In 2022, in a process full of twists and turns that began in April and was only completed in October, the American billionaire of South African origin Elon Musk bought Twitter, whose name would later be changed to X. Two years later, an aura of uncertainty hangs over the financial situation of the social network.
This week, the American The Wall Street Journal published a report that pointed out that the loans totaling US$ 13 billion that seven banks, including Bank of America and Morgan Stanley, granted to Musk to help in the purchase of the then Twitter (the total value of the deal was US$ 44 billion) was the worst financing deal for corporate acquisitions since the financial crisis of 2008/09, according to a report by the financial data company PitchBook LCD.
Banks that lend money for company purchases typically try to sell the debt to other investors soon afterward, but the banks involved in the X purchase were unable to do so, the Journal reported, leaving the loans to Musk “hanging around,” jargon for numbers that get “stuck” on financial institutions’ balance sheets.
As a result, some of these banks have had to write down loan amounts by hundreds of millions of dollars to pass them on, the report found, which has contributed to their slide in investment banking rankings.

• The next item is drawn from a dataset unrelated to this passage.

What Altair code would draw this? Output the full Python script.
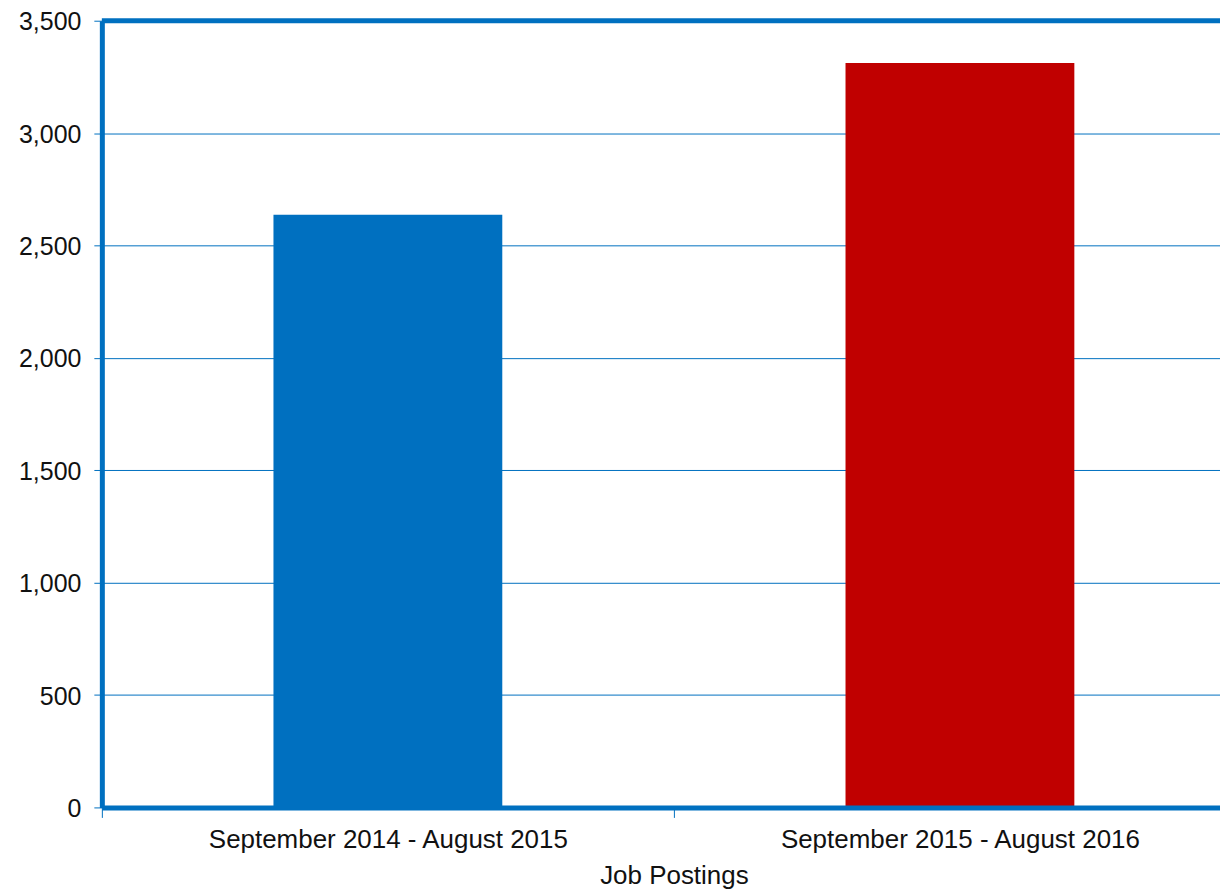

At Barclays, top M&A executives saw their earnings cut by 40% in 2023 from the previous year due to multiple “hanging loans,” but the X case was by far the worst, sources told the Journal.
The difficulty these banks have in passing on the loans, even with Musk paying significant interest, stems from X’s murky financial situation.
In October last year, The New York Times had access to internal company documents indicating that the company itself assessed its market value at US$19 billion, less than half of what Musk had paid for the purchase in 2022.
The billionaire has been denouncing since last year that an advertising boycott has been shaking X’s finances. In December, he said in a post that Walt Disney Company CEO Bob Iger should be fired.
The comment comes after the New Mexico Attorney General’s Office filed a civil lawsuit against Meta and its CEO Mark Zuckerberg, alleging that the company’s social media platforms are “prime venues for predators to trade child pornography and solicit sex from minors.”
Musk criticized Disney’s decision to keep advertising on Meta’s networks but pull ads from X after the billionaire made a comment a few weeks earlier endorsing an anti-Semitic publication – he later apologized.
“Bob Iger thinks it’s cool to advertise next to child exploitation material. A guy with integrity,” Musk posted on X.
In late November 2023, at an event hosted by The New York Times, Musk told companies that were pulling ads from X to “f*ck themselves” and quoted Iger: “Is that clear? Hey, Bob, if you’re in the audience, this is how I feel,” he said.
This month, X filed a federal lawsuit in Texas against the World Federation of Advertisers (WFA) and its affiliates, alleging that the federation engaged in “anti-competitive behavior” and organized an advertising boycott that hurt the social network’s financial health after Musk bought it.
A few days later, the WFA confirmed the interruption of an initiative launched in 2019, the Global Alliance for Responsible Media (GARM), which, according to a July report by the United States House Judiciary Committee, had sought strategies to block advertising from conservative media outlets in the United States, such as Fox News, The Daily Wire and Breitbart News, in an action that, the panel argued, may have constituted a violation of antitrust laws and a threat to freedom of expression in the United States.
WFA CEO Stephan Loerke said in an email to WFA members that GARM was a nonprofit with limited resources and said its defense in the X lawsuit would demonstrate “our full adherence to competition rules in all our activities.” For now, questions about X’s financial situation remain.